Regia: Travis Fine
Anno: 2012
Genere: drammatico
Cast: Alan Cumming, Garret Dillahunt, Isaac Leyva, Frances Fisher, Gregg Henry, Jamie Anne Allman, Chris Mulkey, Alan Rachins
La trama in breve:
West Hollywood, California, 1979. Drag queen in un locale di Los Angeles, Rudy Donatello conosce il vice procuratore distrettuale Paul Fliger col quale ha un fugace rapporto sessuale. Quando la sua vicina di casa tossicodipendente è arrestata, il figlio di lei, Marco, quattordicenne affetto dalla sindrome di Down, viene affidato ai servizi sociali. Una sera, Rudy incontra il ragazzo che è riuscito a tornare all'appartamento in cui viveva con la madre dopo essere fuggito dai servizi sociali. Rudy decide così di prendersene cura: per riuscire ad ottenere la custodia temporanea di Marco, chiede aiuto all'uomo di legge Paul, insieme al quale costituirà una famiglia che attirerà pregiudizi e discriminazioni. (fonte mymovies)

Avete presente quei film che con poche sequenze riescono a incuriosire, a trasmettere emozioni, a far trapelare la sensazione di essere di fronte a un'opera valida?

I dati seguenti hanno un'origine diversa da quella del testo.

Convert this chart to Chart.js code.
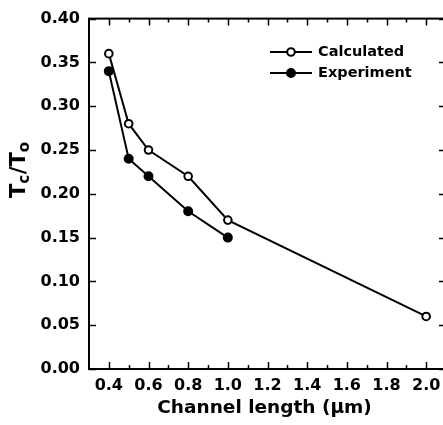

Non parlo di roboanti effetti speciali da blockbuster o spettacolari montaggi da trailer, realizzati ad hoc per fornire l'impressione di assistere a uno spettacolo irripetibile quando invece poi il risultato è scadente (vedi Prometheus), ma di emozioni suscitate dalla fotografia o dalla recitazione degli attori, ad esempio.
Ecco, la sensazione avuta qualche sera fa con questo Any Day Now è stata esattamente questa: zapping sonnolente tra i vari canali del digitale terrestre e infine l'approdo su Rai Movie, qualche secondo per capire cosa veniva trasmesso e da quel momento in avanti ho seguito con trasporto le vicende di Alan Cumming e Garret Dillahunt, il loro incontro, la problematica legata alla cura e all'adozione di Isaac Leyva, la loro relazione che nasce e si sviluppa di nascosto, lo scontro con i pregiudizi dei conoscenti, della società, di tutti di fronte a quella che viene additata come una sorta di anomalia.